When Terence Nicholson writes a song, he files it under one of two categories: oscar or jellyfish.
Oscars — a species of fish native to South America — can be aggressive, says the songwriter and guitarist in D.C. rock band Thaylobleu. Sea creatures wade into an oscar’s territory at their own risk. “It’s pretty straight-ahead,” says Nicholson, 47. “If an oscar’s hungry, it’s gonna bite you.”
Jellyfish, by contrast, are deceptive. “At first blush, [a jellyfish] is kinda soft and squishy,” Nicholson says. “But [if] you rub up against it, it’ll sting you.”
Nicholson says rippers like Thaylobleu’s “Locked” fall under the “oscar” category. Seemingly gentler songs, like “Amnesiah,” float along like jellyfish, sneakily dangerous. The tracks represent two poles on Thaylobleu’s debut album — called, naturally, Oscars & Jellyfish — out this week.
The record represents a turn in Nicholson’s musical career, which blossomed in the ’90s with D.C. hip-hop group Opus Akoben. The trio did well — it fetched a major-label deal in France and got love in Europe — but Opus split up, dropping its last record in 2002. Nicholson began to reevaluate himself creatively after that. He’d always loved rock music, songwriting and arranging. But he didn’t pursue them seriously until he made a key discovery: some of his hip-hop buddies were listening to rock, too.
“Back in 2010, we all found out that, ‘Hey, I didn’t know you was listening to this, I didn’t know you was into that,'” says Nicholson. He got together with hip-hop heads William “Bill” Vaughn and The Poem-Cees’ Darrell Perry and formed a rock band, rounded out by drummer Joe Hall. (Fifth member DJ Ayce International joined later on.) He called the group Thaylobleu, after Phthalocyanine Blue BN, a deep and calming shade of blue he fell in love with while attending the Corcoran School of Art.
Thaylobleu focuses on songwriting with an emphasis on lyricism — true to Nicholson’s hip-hop background. Storytelling plays a leading role, too. “Locked” tells the true tale of a nasty encounter Nicholson had with police in 2010. Another album highlight, “Too Much” describes Nicholson’s past dalliances with rowdy women. (One lyric: “When she told me that she liked it rough/Didn’t know she meant fisticuffs.”)
“I wouldn’t appreciate where I am now if it hadn’t had been for [the bad matches],” says Nicholson, who’s married these days. “So [‘Too Much’] is about acceptance, about love, and it’s also about the girl who stabbed me in the face with a spoon.” (A true story, he says. After that incident he resolved to never take a date to Ben & Jerry’s.)
The coda on Oscars & Jellyfish, “Welcome to Anacostia” references the gradually gentrifying D.C. neighborhood in which Nicholson grew up and where he still lives and works. “I call Anacostia a village, and I’m watching it get sacked,” he says.

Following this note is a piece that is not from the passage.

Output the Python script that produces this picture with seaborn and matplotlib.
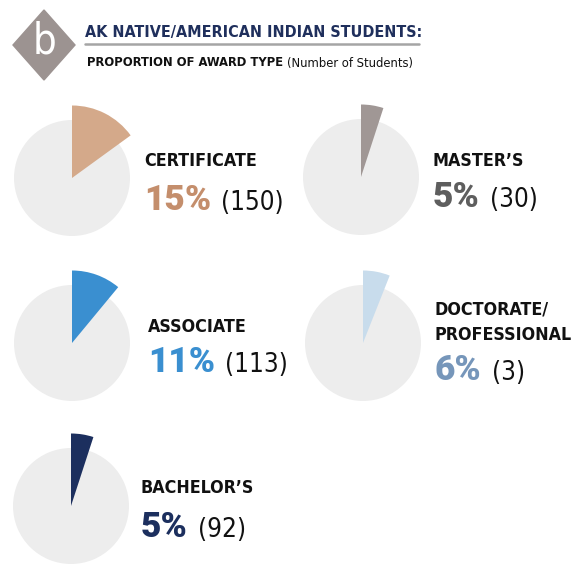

The track delivers a message to new arrivals: “Just [be] mindful that if you live next door to a person who’s lived there 30 years and they’ve been sitting on their porch and laughing with their friends for the last 30 years,” he says, “don’t f***ing call the police on them.”
Nicholson, who spends his days working at the Anacostia Arts Center and teaching martial arts, says he doesn’t like to squander his time behind the mic. He considers it a blessing. That’s what hard-driving cut “Rose in the Briars” — definitely an oscar, not a jellyfish — is about.

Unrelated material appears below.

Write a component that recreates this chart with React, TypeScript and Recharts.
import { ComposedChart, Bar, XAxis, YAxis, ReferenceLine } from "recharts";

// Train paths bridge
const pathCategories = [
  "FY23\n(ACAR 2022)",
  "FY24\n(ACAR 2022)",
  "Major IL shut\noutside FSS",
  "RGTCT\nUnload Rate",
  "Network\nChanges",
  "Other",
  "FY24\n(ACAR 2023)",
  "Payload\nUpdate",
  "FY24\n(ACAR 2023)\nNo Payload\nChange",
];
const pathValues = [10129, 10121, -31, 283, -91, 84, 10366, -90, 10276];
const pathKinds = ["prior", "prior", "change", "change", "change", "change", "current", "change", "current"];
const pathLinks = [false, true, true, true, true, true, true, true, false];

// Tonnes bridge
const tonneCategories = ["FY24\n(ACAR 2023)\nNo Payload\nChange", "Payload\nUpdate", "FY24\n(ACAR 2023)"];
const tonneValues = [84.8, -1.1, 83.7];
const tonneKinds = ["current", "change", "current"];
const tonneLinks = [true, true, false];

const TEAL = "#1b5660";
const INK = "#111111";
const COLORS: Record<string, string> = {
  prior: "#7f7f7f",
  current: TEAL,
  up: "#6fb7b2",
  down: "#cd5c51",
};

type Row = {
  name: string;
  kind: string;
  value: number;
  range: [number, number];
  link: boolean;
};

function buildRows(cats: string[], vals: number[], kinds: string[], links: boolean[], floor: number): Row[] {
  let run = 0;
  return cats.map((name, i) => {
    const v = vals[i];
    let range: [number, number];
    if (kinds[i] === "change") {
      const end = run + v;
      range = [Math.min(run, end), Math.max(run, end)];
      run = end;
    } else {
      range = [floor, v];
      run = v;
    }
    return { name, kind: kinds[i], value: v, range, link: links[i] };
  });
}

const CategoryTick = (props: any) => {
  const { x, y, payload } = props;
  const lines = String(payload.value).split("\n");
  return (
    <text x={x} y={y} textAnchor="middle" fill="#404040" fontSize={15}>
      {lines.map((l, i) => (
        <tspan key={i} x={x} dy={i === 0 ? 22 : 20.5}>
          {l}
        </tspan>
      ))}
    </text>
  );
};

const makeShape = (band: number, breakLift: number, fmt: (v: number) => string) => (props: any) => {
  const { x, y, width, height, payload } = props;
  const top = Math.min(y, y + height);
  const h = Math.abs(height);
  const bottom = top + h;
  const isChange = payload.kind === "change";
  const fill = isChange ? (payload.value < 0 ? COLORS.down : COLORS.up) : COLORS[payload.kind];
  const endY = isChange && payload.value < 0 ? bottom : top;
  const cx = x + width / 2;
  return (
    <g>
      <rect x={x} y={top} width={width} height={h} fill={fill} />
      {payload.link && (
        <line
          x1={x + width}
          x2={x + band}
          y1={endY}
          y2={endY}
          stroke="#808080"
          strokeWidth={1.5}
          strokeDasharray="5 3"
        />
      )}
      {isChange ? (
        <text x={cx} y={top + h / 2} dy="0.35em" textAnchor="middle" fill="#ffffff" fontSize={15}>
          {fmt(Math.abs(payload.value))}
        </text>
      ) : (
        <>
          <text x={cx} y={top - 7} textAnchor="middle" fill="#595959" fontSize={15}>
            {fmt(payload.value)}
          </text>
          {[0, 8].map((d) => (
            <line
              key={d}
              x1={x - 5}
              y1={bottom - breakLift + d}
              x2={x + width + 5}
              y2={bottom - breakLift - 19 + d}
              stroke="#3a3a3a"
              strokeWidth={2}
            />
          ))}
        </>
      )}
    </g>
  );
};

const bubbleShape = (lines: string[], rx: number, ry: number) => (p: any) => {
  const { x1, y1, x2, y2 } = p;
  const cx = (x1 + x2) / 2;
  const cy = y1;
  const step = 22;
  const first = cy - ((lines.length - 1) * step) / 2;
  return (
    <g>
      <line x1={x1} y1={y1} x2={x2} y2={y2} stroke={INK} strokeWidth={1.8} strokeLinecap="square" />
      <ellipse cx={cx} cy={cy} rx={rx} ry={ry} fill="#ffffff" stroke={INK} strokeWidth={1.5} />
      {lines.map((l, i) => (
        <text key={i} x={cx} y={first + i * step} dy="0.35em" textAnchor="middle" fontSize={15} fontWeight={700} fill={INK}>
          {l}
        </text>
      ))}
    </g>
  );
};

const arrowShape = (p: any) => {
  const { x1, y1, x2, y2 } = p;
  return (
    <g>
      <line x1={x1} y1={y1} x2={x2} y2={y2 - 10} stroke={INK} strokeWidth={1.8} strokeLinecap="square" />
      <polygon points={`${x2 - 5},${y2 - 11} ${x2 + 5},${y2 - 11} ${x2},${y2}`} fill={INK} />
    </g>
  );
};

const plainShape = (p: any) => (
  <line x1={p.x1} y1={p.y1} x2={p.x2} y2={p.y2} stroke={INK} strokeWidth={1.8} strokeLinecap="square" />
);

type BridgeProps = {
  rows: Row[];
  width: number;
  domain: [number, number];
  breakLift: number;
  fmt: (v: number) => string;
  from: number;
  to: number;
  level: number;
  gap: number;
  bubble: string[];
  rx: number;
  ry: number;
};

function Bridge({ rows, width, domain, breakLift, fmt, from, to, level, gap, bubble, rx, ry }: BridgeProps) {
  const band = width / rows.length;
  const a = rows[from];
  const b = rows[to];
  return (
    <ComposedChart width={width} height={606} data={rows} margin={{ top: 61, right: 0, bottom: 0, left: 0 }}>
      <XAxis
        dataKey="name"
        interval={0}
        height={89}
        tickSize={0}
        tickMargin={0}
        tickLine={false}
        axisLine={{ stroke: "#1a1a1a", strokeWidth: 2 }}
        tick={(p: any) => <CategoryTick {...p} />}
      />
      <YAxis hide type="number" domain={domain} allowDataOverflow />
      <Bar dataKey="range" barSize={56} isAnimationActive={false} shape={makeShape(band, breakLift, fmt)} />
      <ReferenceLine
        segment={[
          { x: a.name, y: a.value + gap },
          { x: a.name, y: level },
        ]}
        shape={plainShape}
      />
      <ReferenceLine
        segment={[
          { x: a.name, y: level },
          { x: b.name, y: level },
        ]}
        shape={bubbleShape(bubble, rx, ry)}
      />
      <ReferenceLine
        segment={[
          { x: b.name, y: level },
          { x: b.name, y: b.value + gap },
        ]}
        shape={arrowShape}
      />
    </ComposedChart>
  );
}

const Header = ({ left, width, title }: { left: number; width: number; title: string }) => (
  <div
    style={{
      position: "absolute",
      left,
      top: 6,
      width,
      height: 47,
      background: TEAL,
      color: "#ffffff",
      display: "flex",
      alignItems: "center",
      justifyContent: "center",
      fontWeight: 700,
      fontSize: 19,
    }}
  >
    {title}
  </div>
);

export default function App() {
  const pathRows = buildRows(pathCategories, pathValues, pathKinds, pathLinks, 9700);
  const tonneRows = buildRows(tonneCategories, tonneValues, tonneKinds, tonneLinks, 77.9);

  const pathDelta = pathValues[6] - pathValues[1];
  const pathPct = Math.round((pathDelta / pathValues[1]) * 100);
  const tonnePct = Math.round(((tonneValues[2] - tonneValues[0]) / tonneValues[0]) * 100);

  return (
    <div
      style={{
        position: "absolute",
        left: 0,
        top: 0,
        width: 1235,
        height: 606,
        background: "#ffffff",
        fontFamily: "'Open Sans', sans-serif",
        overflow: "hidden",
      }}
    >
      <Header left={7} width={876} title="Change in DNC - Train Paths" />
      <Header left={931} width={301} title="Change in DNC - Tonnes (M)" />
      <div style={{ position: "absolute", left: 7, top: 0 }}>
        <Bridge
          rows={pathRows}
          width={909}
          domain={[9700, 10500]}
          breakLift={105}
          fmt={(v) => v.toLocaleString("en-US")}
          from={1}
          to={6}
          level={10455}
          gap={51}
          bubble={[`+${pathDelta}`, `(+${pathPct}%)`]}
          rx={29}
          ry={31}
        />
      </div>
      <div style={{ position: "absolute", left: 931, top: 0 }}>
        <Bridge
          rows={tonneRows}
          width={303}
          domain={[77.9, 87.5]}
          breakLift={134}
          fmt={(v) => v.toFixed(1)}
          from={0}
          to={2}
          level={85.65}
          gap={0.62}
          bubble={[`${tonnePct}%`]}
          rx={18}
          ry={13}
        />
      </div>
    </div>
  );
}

Some of his neighbors in Anacostia “don’t have the privilege to be able to be on the microphone and speak their truth,” Nicholson says. “So when I say [on “Rose in the Briars”] ‘I’m the village crier, I’ll make your ears ring’… it’s about how I’m in a position where I can say something and I don’t take it lightly. There was a time that I did — when I was gigging and traveling and hip-hopping and groupies and all that stuff. And I said to myself, ‘If I ever get back to this thing again,’ after Opus broke up, ‘I’m gonna try to use it.'”
Thaylobleu plays an album release show June 16 at Velvet Lounge.